Problem requirements: Write the listing out again, all of it, word for word.

======

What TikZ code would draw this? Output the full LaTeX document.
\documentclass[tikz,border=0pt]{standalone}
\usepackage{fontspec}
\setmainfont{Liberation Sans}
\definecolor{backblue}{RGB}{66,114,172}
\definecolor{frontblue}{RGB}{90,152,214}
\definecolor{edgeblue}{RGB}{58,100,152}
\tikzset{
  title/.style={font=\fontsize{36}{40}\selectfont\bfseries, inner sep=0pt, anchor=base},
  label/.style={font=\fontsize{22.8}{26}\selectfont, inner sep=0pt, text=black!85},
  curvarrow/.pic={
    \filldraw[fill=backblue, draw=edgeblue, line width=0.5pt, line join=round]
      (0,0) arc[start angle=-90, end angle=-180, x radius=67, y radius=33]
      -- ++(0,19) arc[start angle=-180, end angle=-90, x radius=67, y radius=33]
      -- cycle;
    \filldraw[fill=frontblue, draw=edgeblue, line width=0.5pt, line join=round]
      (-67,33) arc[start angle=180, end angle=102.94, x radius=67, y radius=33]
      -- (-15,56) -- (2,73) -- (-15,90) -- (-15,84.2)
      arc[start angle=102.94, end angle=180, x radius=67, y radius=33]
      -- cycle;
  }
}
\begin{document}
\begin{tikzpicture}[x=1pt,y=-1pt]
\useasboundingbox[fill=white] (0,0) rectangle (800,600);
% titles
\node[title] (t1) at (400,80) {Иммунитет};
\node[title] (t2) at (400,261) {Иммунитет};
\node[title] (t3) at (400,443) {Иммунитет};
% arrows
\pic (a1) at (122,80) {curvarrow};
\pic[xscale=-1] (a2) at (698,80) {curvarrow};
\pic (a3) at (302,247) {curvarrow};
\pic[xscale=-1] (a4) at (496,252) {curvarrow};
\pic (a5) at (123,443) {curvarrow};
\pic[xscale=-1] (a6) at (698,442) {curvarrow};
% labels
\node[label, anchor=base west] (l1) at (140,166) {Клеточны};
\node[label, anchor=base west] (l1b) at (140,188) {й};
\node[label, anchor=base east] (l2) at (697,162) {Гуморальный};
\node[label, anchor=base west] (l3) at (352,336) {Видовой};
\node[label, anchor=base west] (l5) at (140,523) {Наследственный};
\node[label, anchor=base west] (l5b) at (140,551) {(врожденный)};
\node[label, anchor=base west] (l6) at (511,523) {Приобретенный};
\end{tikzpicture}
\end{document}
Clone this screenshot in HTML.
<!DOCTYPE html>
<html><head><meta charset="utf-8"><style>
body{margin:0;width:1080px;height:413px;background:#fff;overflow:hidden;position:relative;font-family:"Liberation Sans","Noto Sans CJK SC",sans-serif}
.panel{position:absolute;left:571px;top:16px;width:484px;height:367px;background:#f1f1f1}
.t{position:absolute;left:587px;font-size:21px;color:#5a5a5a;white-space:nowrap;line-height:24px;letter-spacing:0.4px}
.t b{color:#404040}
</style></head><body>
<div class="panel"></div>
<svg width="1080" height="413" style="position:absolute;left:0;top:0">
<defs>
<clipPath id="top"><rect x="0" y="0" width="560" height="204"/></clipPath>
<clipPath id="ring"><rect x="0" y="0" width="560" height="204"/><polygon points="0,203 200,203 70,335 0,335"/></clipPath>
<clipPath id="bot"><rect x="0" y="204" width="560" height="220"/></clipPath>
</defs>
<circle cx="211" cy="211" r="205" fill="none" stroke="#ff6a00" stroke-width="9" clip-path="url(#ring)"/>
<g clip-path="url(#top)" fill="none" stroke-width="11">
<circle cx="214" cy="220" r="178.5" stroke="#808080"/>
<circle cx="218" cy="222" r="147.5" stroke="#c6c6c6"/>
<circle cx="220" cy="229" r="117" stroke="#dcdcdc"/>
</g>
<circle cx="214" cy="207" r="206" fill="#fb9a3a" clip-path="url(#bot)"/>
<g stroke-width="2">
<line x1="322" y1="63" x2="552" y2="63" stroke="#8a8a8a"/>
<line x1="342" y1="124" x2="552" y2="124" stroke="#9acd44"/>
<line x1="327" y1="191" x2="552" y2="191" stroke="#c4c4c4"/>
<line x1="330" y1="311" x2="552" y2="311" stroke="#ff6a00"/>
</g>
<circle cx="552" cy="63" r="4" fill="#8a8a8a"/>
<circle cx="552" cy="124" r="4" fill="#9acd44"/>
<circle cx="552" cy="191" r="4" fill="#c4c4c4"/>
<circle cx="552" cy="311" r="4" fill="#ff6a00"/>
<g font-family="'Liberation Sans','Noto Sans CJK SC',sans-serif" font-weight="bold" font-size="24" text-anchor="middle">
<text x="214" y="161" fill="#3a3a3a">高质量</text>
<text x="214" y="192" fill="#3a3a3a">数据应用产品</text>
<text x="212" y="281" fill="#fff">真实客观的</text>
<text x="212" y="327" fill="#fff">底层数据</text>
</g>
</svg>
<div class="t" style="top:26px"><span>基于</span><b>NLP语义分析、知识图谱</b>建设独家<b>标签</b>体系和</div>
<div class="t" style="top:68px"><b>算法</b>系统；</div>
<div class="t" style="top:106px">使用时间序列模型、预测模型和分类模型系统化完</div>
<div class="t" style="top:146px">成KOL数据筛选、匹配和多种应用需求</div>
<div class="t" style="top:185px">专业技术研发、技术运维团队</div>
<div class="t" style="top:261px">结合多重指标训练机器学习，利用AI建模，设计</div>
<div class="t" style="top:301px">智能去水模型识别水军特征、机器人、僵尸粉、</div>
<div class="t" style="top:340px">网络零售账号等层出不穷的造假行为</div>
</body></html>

======

Exercise solution:
What TikZ code would draw this? Output the full LaTeX document.
\documentclass[tikz,border=0pt]{standalone}
\usepackage{fontspec}
\setmainfont{Liberation Sans}
\definecolor{backblue}{RGB}{66,114,172}
\definecolor{frontblue}{RGB}{90,152,214}
\definecolor{edgeblue}{RGB}{58,100,152}
\tikzset{
  title/.style={font=\fontsize{36}{40}\selectfont\bfseries, inner sep=0pt, anchor=base},
  label/.style={font=\fontsize{22.8}{26}\selectfont, inner sep=0pt, text=black!85},
  curvarrow/.pic={
    \filldraw[fill=backblue, draw=edgeblue, line width=0.5pt, line join=round]
      (0,0) arc[start angle=-90, end angle=-180, x radius=67, y radius=33]
      -- ++(0,19) arc[start angle=-180, end angle=-90, x radius=67, y radius=33]
      -- cycle;
    \filldraw[fill=frontblue, draw=edgeblue, line width=0.5pt, line join=round]
      (-67,33) arc[start angle=180, end angle=102.94, x radius=67, y radius=33]
      -- (-15,56) -- (2,73) -- (-15,90) -- (-15,84.2)
      arc[start angle=102.94, end angle=180, x radius=67, y radius=33]
      -- cycle;
  }
}
\begin{document}
\begin{tikzpicture}[x=1pt,y=-1pt]
\useasboundingbox[fill=white] (0,0) rectangle (800,600);
% titles
\node[title] (t1) at (400,80) {Иммунитет};
\node[title] (t2) at (400,261) {Иммунитет};
\node[title] (t3) at (400,443) {Иммунитет};
% arrows
\pic (a1) at (122,80) {curvarrow};
\pic[xscale=-1] (a2) at (698,80) {curvarrow};
\pic (a3) at (302,247) {curvarrow};
\pic[xscale=-1] (a4) at (496,252) {curvarrow};
\pic (a5) at (123,443) {curvarrow};
\pic[xscale=-1] (a6) at (698,442) {curvarrow};
% labels
\node[label, anchor=base west] (l1) at (140,166) {Клеточны};
\node[label, anchor=base west] (l1b) at (140,188) {й};
\node[label, anchor=base east] (l2) at (697,162) {Гуморальный};
\node[label, anchor=base west] (l3) at (352,336) {Видовой};
\node[label, anchor=base west] (l5) at (140,523) {Наследственный};
\node[label, anchor=base west] (l5b) at (140,551) {(врожденный)};
\node[label, anchor=base west] (l6) at (511,523) {Приобретенный};
\end{tikzpicture}
\end{document}
Clone this screenshot in HTML.
<!DOCTYPE html>
<html><head><meta charset="utf-8"><style>
body{margin:0;width:1080px;height:413px;background:#fff;overflow:hidden;position:relative;font-family:"Liberation Sans","Noto Sans CJK SC",sans-serif}
.panel{position:absolute;left:571px;top:16px;width:484px;height:367px;background:#f1f1f1}
.t{position:absolute;left:587px;font-size:21px;color:#5a5a5a;white-space:nowrap;line-height:24px;letter-spacing:0.4px}
.t b{color:#404040}
</style></head><body>
<div class="panel"></div>
<svg width="1080" height="413" style="position:absolute;left:0;top:0">
<defs>
<clipPath id="top"><rect x="0" y="0" width="560" height="204"/></clipPath>
<clipPath id="ring"><rect x="0" y="0" width="560" height="204"/><polygon points="0,203 200,203 70,335 0,335"/></clipPath>
<clipPath id="bot"><rect x="0" y="204" width="560" height="220"/></clipPath>
</defs>
<circle cx="211" cy="211" r="205" fill="none" stroke="#ff6a00" stroke-width="9" clip-path="url(#ring)"/>
<g clip-path="url(#top)" fill="none" stroke-width="11">
<circle cx="214" cy="220" r="178.5" stroke="#808080"/>
<circle cx="218" cy="222" r="147.5" stroke="#c6c6c6"/>
<circle cx="220" cy="229" r="117" stroke="#dcdcdc"/>
</g>
<circle cx="214" cy="207" r="206" fill="#fb9a3a" clip-path="url(#bot)"/>
<g stroke-width="2">
<line x1="322" y1="63" x2="552" y2="63" stroke="#8a8a8a"/>
<line x1="342" y1="124" x2="552" y2="124" stroke="#9acd44"/>
<line x1="327" y1="191" x2="552" y2="191" stroke="#c4c4c4"/>
<line x1="330" y1="311" x2="552" y2="311" stroke="#ff6a00"/>
</g>
<circle cx="552" cy="63" r="4" fill="#8a8a8a"/>
<circle cx="552" cy="124" r="4" fill="#9acd44"/>
<circle cx="552" cy="191" r="4" fill="#c4c4c4"/>
<circle cx="552" cy="311" r="4" fill="#ff6a00"/>
<g font-family="'Liberation Sans','Noto Sans CJK SC',sans-serif" font-weight="bold" font-size="24" text-anchor="middle">
<text x="214" y="161" fill="#3a3a3a">高质量</text>
<text x="214" y="192" fill="#3a3a3a">数据应用产品</text>
<text x="212" y="281" fill="#fff">真实客观的</text>
<text x="212" y="327" fill="#fff">底层数据</text>
</g>
</svg>
<div class="t" style="top:26px"><span>基于</span><b>NLP语义分析、知识图谱</b>建设独家<b>标签</b>体系和</div>
<div class="t" style="top:68px"><b>算法</b>系统；</div>
<div class="t" style="top:106px">使用时间序列模型、预测模型和分类模型系统化完</div>
<div class="t" style="top:146px">成KOL数据筛选、匹配和多种应用需求</div>
<div class="t" style="top:185px">专业技术研发、技术运维团队</div>
<div class="t" style="top:261px">结合多重指标训练机器学习，利用AI建模，设计</div>
<div class="t" style="top:301px">智能去水模型识别水军特征、机器人、僵尸粉、</div>
<div class="t" style="top:340px">网络零售账号等层出不穷的造假行为</div>
</body></html>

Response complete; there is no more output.